The USDA economists also report that farmland values are higher around urban areas because it is typically purchased for housing development. But with the sluggish market for new homes, and reduced expansion of subdivisions around cities, land values have been more driven by their income producing ability than by their potential for development. However, residential development still has the potential to drive up values in the vicinity of urban areas.
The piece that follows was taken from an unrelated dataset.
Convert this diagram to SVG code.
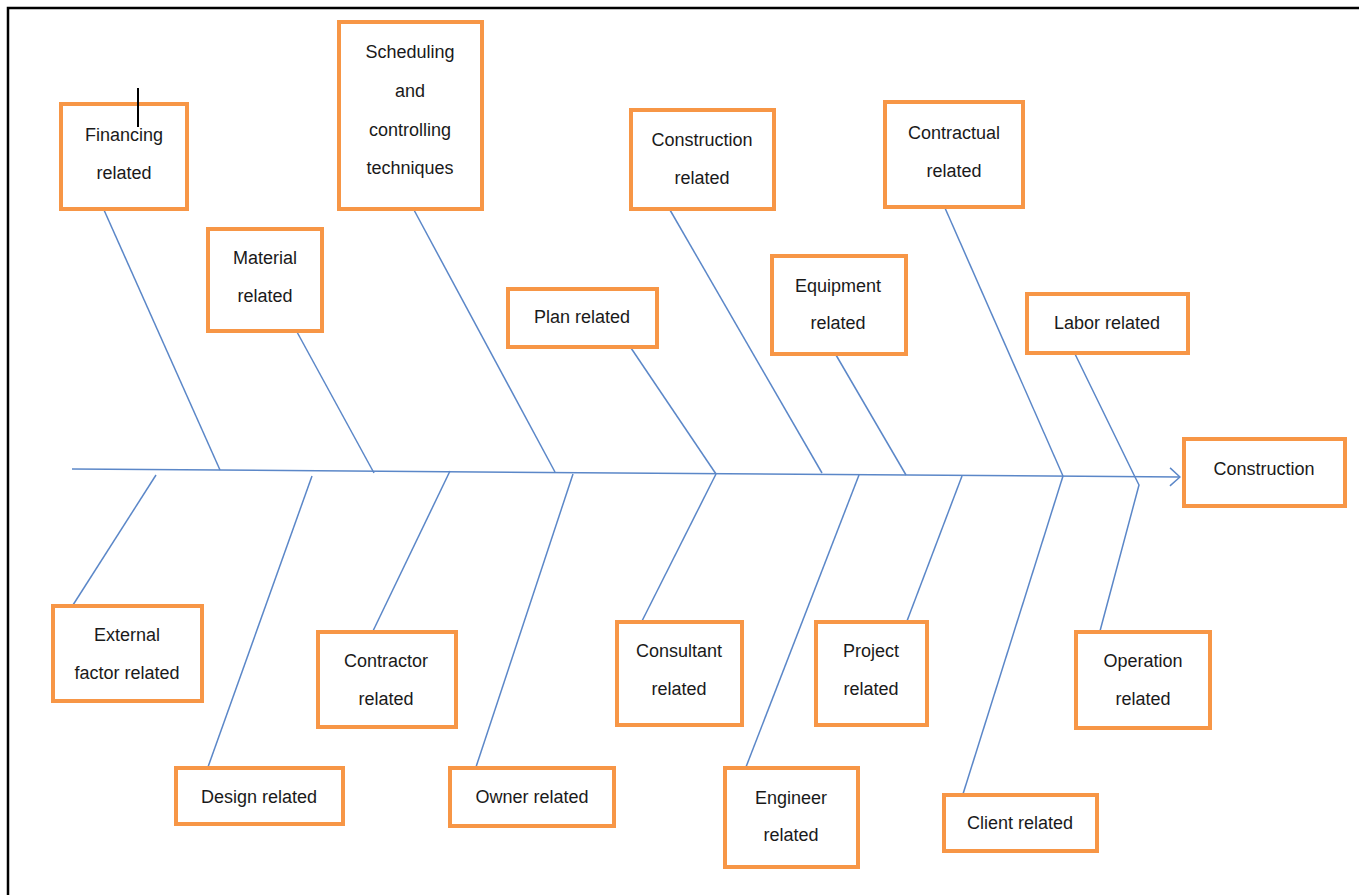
<svg xmlns="http://www.w3.org/2000/svg" width="1359" height="895" viewBox="0 0 1359 895">
<defs>
<style>
.box{fill:#fff;stroke:#F79646;stroke-width:4}
.t{font-family:"Liberation Sans",Arial,sans-serif;font-size:18px;fill:#1a1a1a;text-anchor:middle}
.bone{stroke:#5B87C8;stroke-width:1.5;fill:none}
</style>
<marker id="arr" viewBox="0 0 12 20" refX="11" refY="10" markerWidth="12" markerHeight="20" markerUnits="userSpaceOnUse" orient="auto">
<path d="M1,1 L11,10 L1,19" fill="none" stroke="#5B87C8" stroke-width="1.5"/>
</marker>
</defs>
<rect width="1359" height="895" fill="#fff"/>
<path d="M8,895 L8,8 L1359,8" fill="none" stroke="#000" stroke-width="2.5"/>
<g id="connectors">
<line class="bone" x1="72" y1="469" x2="1180" y2="477" marker-end="url(#arr)"/>
<line class="bone" x1="104" y1="210" x2="220" y2="470"/>
<line class="bone" x1="297" y1="332" x2="374" y2="473"/>
<line class="bone" x1="414" y1="210" x2="555" y2="472"/>
<line class="bone" x1="631" y1="348" x2="716" y2="474"/>
<line class="bone" x1="670" y1="210" x2="822" y2="473"/>
<line class="bone" x1="836" y1="355" x2="906" y2="475"/>
<line class="bone" x1="945" y1="208" x2="1063" y2="476"/>
<polyline class="bone" points="1075,354 1135,477 1139,485 1100,631"/>
<line class="bone" x1="156" y1="475" x2="73" y2="605"/>
<line class="bone" x1="312" y1="476" x2="208" y2="767"/>
<line class="bone" x1="450" y1="471" x2="373" y2="631"/>
<line class="bone" x1="573" y1="474" x2="476" y2="767"/>
<line class="bone" x1="716" y1="474" x2="642" y2="621"/>
<line class="bone" x1="859" y1="475" x2="746" y2="767"/>
<line class="bone" x1="962" y1="476" x2="907" y2="621"/>
<line class="bone" x1="1063" y1="476" x2="963" y2="794"/>
</g>
<g id="financing"><rect class="box" x="61" y="104" width="126" height="105"/><text class="t" x="124" y="141">Financing</text><text class="t" x="124" y="179">related</text></g>
<line x1="138" y1="88" x2="138" y2="127" stroke="#000" stroke-width="2"/>
<g id="material"><rect class="box" x="208" y="229" width="114" height="102"/><text class="t" x="265" y="264">Material</text><text class="t" x="265" y="302">related</text></g>
<g id="scheduling"><rect class="box" x="339" y="22" width="143" height="187"/><text class="t" x="410" y="58">Scheduling</text><text class="t" x="410" y="97">and</text><text class="t" x="410" y="136">controlling</text><text class="t" x="410" y="174">techniques</text></g>
<g id="plan"><rect class="box" x="508" y="289" width="149" height="58"/><text class="t" x="582" y="323">Plan related</text></g>
<g id="construction-related"><rect class="box" x="631" y="110" width="143" height="99"/><text class="t" x="702" y="146">Construction</text><text class="t" x="702" y="184">related</text></g>
<g id="equipment"><rect class="box" x="772" y="256" width="134" height="98"/><text class="t" x="838" y="292">Equipment</text><text class="t" x="838" y="329">related</text></g>
<g id="contractual"><rect class="box" x="885" y="102" width="138" height="105"/><text class="t" x="954" y="139">Contractual</text><text class="t" x="954" y="177">related</text></g>
<g id="labor"><rect class="box" x="1027" y="294" width="161" height="59"/><text class="t" x="1107" y="329">Labor related</text></g>
<g id="construction"><rect class="box" x="1184" y="439" width="161" height="67"/><text class="t" x="1264" y="475">Construction</text></g>
<g id="external"><rect class="box" x="53" y="606" width="149" height="95"/><text class="t" x="127" y="641">External</text><text class="t" x="127" y="679">factor related</text></g>
<g id="design"><rect class="box" x="176" y="768" width="167" height="56"/><text class="t" x="259" y="803">Design related</text></g>
<g id="contractor"><rect class="box" x="318" y="632" width="138" height="95"/><text class="t" x="386" y="667">Contractor</text><text class="t" x="386" y="705">related</text></g>
<g id="owner"><rect class="box" x="450" y="768" width="164" height="58"/><text class="t" x="532" y="803">Owner related</text></g>
<g id="consultant"><rect class="box" x="617" y="622" width="125" height="103"/><text class="t" x="679" y="657">Consultant</text><text class="t" x="679" y="695">related</text></g>
<g id="engineer"><rect class="box" x="725" y="768" width="133" height="99"/><text class="t" x="791" y="804">Engineer</text><text class="t" x="791" y="841">related</text></g>
<g id="project"><rect class="box" x="816" y="622" width="111" height="103"/><text class="t" x="871" y="657">Project</text><text class="t" x="871" y="695">related</text></g>
<g id="client"><rect class="box" x="944" y="795" width="153" height="56"/><text class="t" x="1020" y="829">Client related</text></g>
<g id="operation"><rect class="box" x="1076" y="632" width="134" height="96"/><text class="t" x="1143" y="667">Operation</text><text class="t" x="1143" y="705">related</text></g>
</svg>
What about the future? The USDA economists believe that demand for commodities will support farm income, and the combination of farm income and low interest rates will keep land values at or above their current levels. However, increased interest rates, increased market volatility, and elimination of government payments could lead to reductions in land values. While interest on farm loans continues to be low, rates are subject to outside influences. And while farmers are not highly leveraged, any rapid rise in rates could make debt service difficult.
Mark Your Calendar
A conference on farmland values and cash rents for 2013 is scheduled for Wednesday, November 7, at the Decatur (IL) Conference Center and Hotel, presented by AgEngage and sponsored by Farm Credit. Speakers will address many issues of importance to land owners, prospective buyers, cash rent operators, lenders, farm managers and others. Details on the conference and registration information are available here.
Farmland values have increased at an accelerated rate over the past 12 years, and as long as commodity prices remain strong and interest rates remain low, land prices are expected to rise and be supported by stable financial pillars. Many non-agricultural factors are influencing land values, but stable returns, low interest and increased demand to participate will keep pushing prices higher.